In Crossed, massive vertical and horizontal panels (designed by Lang herself) slowly traverse the stage in their own choreographed patterns, defining physical boundaries and evoking religious symbolism. Their movement heightens the impact of the choreography, alternately devotional and celebratory, set to the spiritual music of Mozart, Handel, and Josquin des Pres. The theme of the cross echoes throughout: whole groups crossing each other in sweeping rushes, crossed arms, crisscrossed hands, even the cruciform bands bisecting the women’s long-sleeved dresses and men’s shirts. Gestures of penitence and supplication draw on the archaic dance forms favored by Martha Graham and Doris Humphrey. But the stylized hands with fingers pressed together, parallel arms hugging the torso with elbows bent backwards, flexed-foot extensions, and breathy suspensions never overwhelmed Lang’s own inventiveness.
Mirroring the musical canon of Gregorian chant, Lang’s bare-chested male quintet, led by Fabrice Calmels, created its own stunning gothic architecture. Their longing for salvation was in direct dialogue with the towering icon of faith suspended above them. Lang unleashed the raw expressiveness of Victoria Jaiani and Valerie Robin in a compelling duet. These superb classical ballerinas performed a liturgy of falls, contractions, wrenched fingers, and torso isolations with authority and dramatic depth.
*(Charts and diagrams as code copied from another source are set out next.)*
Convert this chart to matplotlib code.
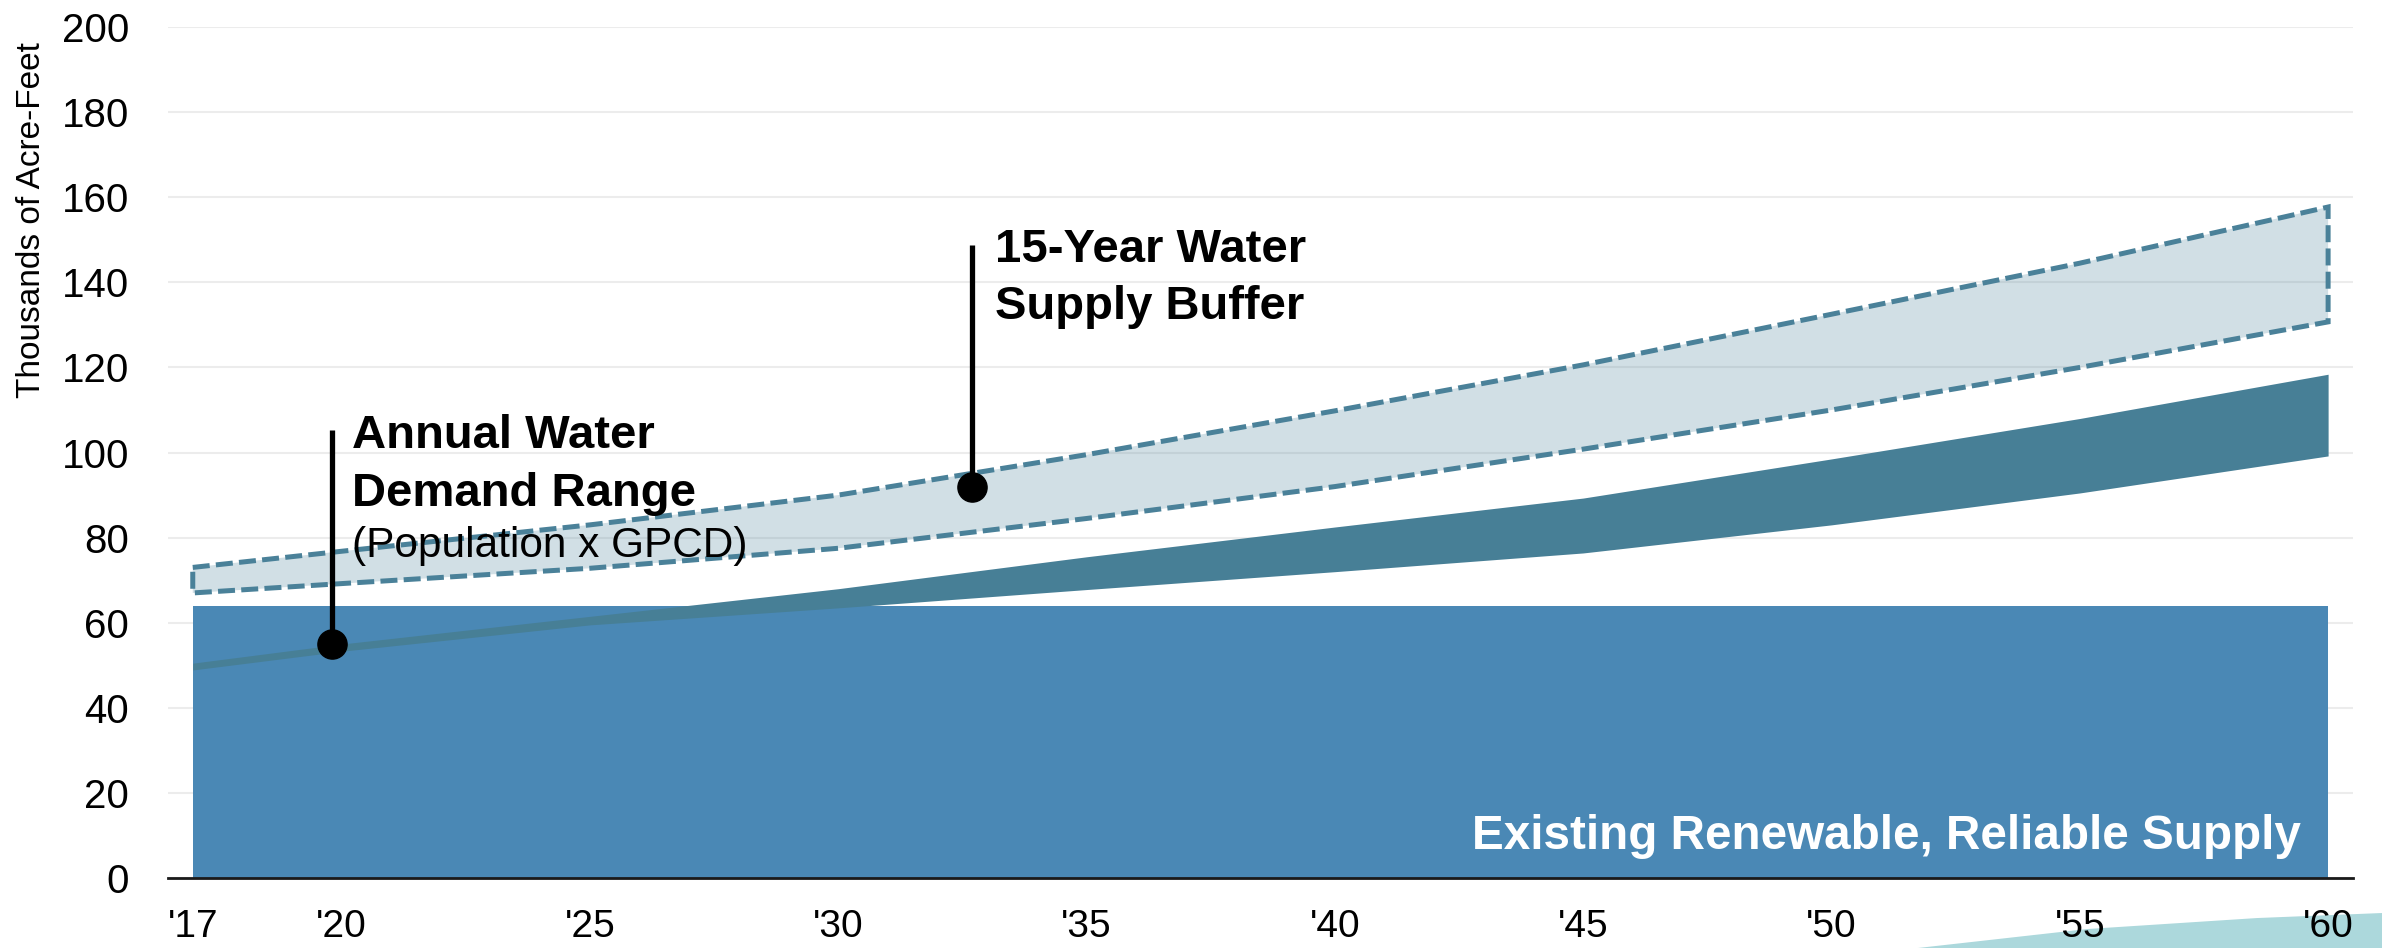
import numpy as np
import matplotlib.pyplot as plt
from matplotlib.patches import Polygon

plt.rcParams['font.family'] = ['Liberation Sans', 'DejaVu Sans']

# data (thousands of acre-feet)
years = [2017, 2020, 2025, 2030, 2035, 2040, 2045, 2050, 2055, 2060]
supply = [64, 64, 64, 64, 64, 64, 64, 64, 64, 64]
demand_low = [48.9, 53.3, 59.5, 63.5, 67.8, 72.0, 76.4, 83.0, 90.5, 99.2]
demand_high = [50.5, 55.0, 61.5, 68.0, 75.5, 82.5, 89.3, 98.5, 108.0, 118.4]
buffer_low = [67.0, 69.2, 72.8, 77.5, 84.5, 92.0, 100.8, 110.0, 120.0, 130.7]
buffer_high = [73.0, 76.8, 83.0, 90.0, 99.5, 109.8, 120.6, 132.5, 144.5, 157.7]

tick_years = [2017, 2020, 2025, 2030, 2035, 2040, 2045, 2050, 2055, 2060]
tick_labels = ["'17", "'20", "'25", "'30", "'35", "'40", "'45", "'50", "'55", "'60"]
y_ticks = [0, 20, 40, 60, 80, 100, 120, 140, 160, 180, 200]

# callouts: (year, value at dot, value at top of stem)
demand_callout = (2019.8, 55.0, 105.2)
buffer_callout = (2032.7, 91.9, 148.8)

BLUE = '#4a88b5'
TEAL = '#477f96'
DASH = '#4a8199'

fig = plt.figure(figsize=(23.82, 9.48), dpi=100)
ax = fig.add_axes([0.0705, 0.0738, 0.9173, 0.8977])
ax.set_facecolor('none')

x = np.array(years)
ax.fill_between(x, 0, supply, color=BLUE, lw=0, zorder=2)
ax.fill_between(x, demand_low, demand_high, color=TEAL, lw=0, zorder=3)

# buffer band: translucent fill with dashed outline
px = np.concatenate([x, x[::-1]])
py = np.concatenate([buffer_high, buffer_low[::-1]])
ax.fill(px, py, facecolor=(0.29, 0.506, 0.6, 0.25), edgecolor=DASH,
        lw=3.6, linestyle=(0, (3.4, 1.25)), joinstyle='miter', zorder=2)

# callout stems and dots
for cx, cy, ctop in [demand_callout, buffer_callout]:
    ax.plot([cx, cx], [cy, ctop], color='black', lw=3.8, zorder=5,
            solid_capstyle='butt')
    ax.plot([cx], [cy], 'o', color='black', ms=21, zorder=6)

ax.text(2020.2, 101.1, 'Annual Water', fontsize=34, fontweight='bold', zorder=7)
ax.text(2020.2, 87.4, 'Demand Range', fontsize=34, fontweight='bold', zorder=7)
ax.text(2020.2, 75.4, '(Population x GPCD)', fontsize=30.5, zorder=7)
ax.text(2033.15, 144.7, '15-Year Water', fontsize=34, fontweight='bold', zorder=7)
ax.text(2033.15, 131.4, 'Supply Buffer', fontsize=34, fontweight='bold', zorder=7)
ax.text(2059.45, 6.8, 'Existing Renewable, Reliable Supply', fontsize=34.3,
        fontweight='bold', color='white', ha='right', zorder=7)

ax.set_xlim(2016.5, 2060.5)
ax.set_ylim(0, 200)
ax.set_xticks(tick_years)
ax.set_xticklabels(tick_labels)
ax.set_yticks(y_ticks)
ax.tick_params(axis='both', length=0, labelsize=28)
ax.tick_params(axis='y', labelsize=29, pad=28)
ax.tick_params(axis='x', pad=22)
ax.grid(axis='y', color='#ececec', lw=1.5, zorder=0)
ax.set_axisbelow(True)
for s in ['left', 'right', 'top']:
    ax.spines[s].set_visible(False)
ax.spines['bottom'].set_color('#1a1a1a')
ax.spines['bottom'].set_linewidth(2)
ax.spines['bottom'].set_zorder(8)

fig.text(32 / 2382, 1 - 220 / 948, 'Thousands of Acre-Feet', fontsize=24,
         rotation=90, ha='center', va='center')

# slide decoration in the bottom-right corner
deco = Polygon([(0.8052, 0), (0.8762, 0.020), (0.9475, 0.0316), (1.0, 0.0369), (1.0, 0)],
               closed=True, transform=fig.transFigure, facecolor='#acd8dc',
               edgecolor='none', zorder=-1)
fig.patches.append(deco)

fig.savefig('out.png', dpi=100)
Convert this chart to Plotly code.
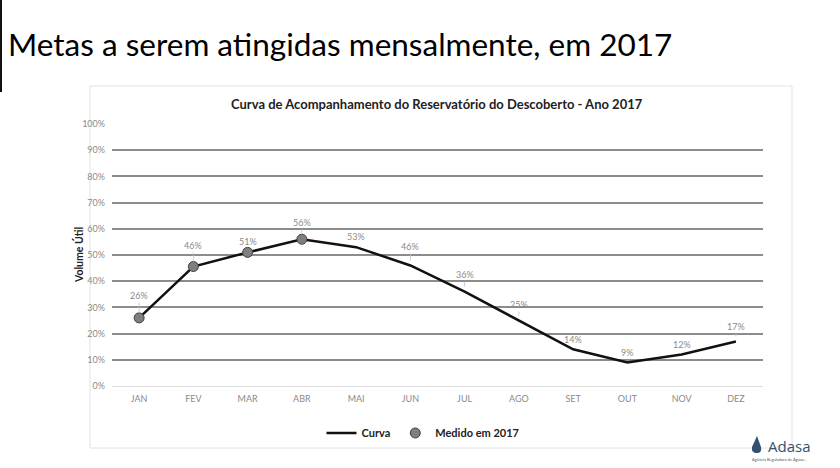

Where Lang’s work integrates modern dance idioms with balletic form, James Kudelka calls on Giselle and friends to waft throughout Pretty BALLET. Ethereal Wilis in long white tutus usher in the spirit of ballet past, danced by Jaiani. She enters born aloft by a chorus of men, a slim blood-red band across her bodice and red pointe shoes distinguishing her from the other women. In a breathtaking performance, she comes to life for an exquisite duet with Miguel Angel Blanco, only to recede again into a doll-like apparition in her living museum of sylph memories.
Kudelka conjures a cinematic surrealism, accentuated by a black cyclorama and white clouds. The women’s lyricism contrasts with the men’s geometric movement, as torso swings and body thrusts punctuate classical vocabulary. The piece gives the Joffrey dancers ample room to show off their technical brilliance, especially in the harlequin motif of Movement III, where tours, beats, and sissonnes abound. The curtain lowers on the silent perpetual motion of windmill arms and repetitive leaps, as Giselle is raised up once again, surely not dead, but merely asleep until the magic or the magician rouses her again.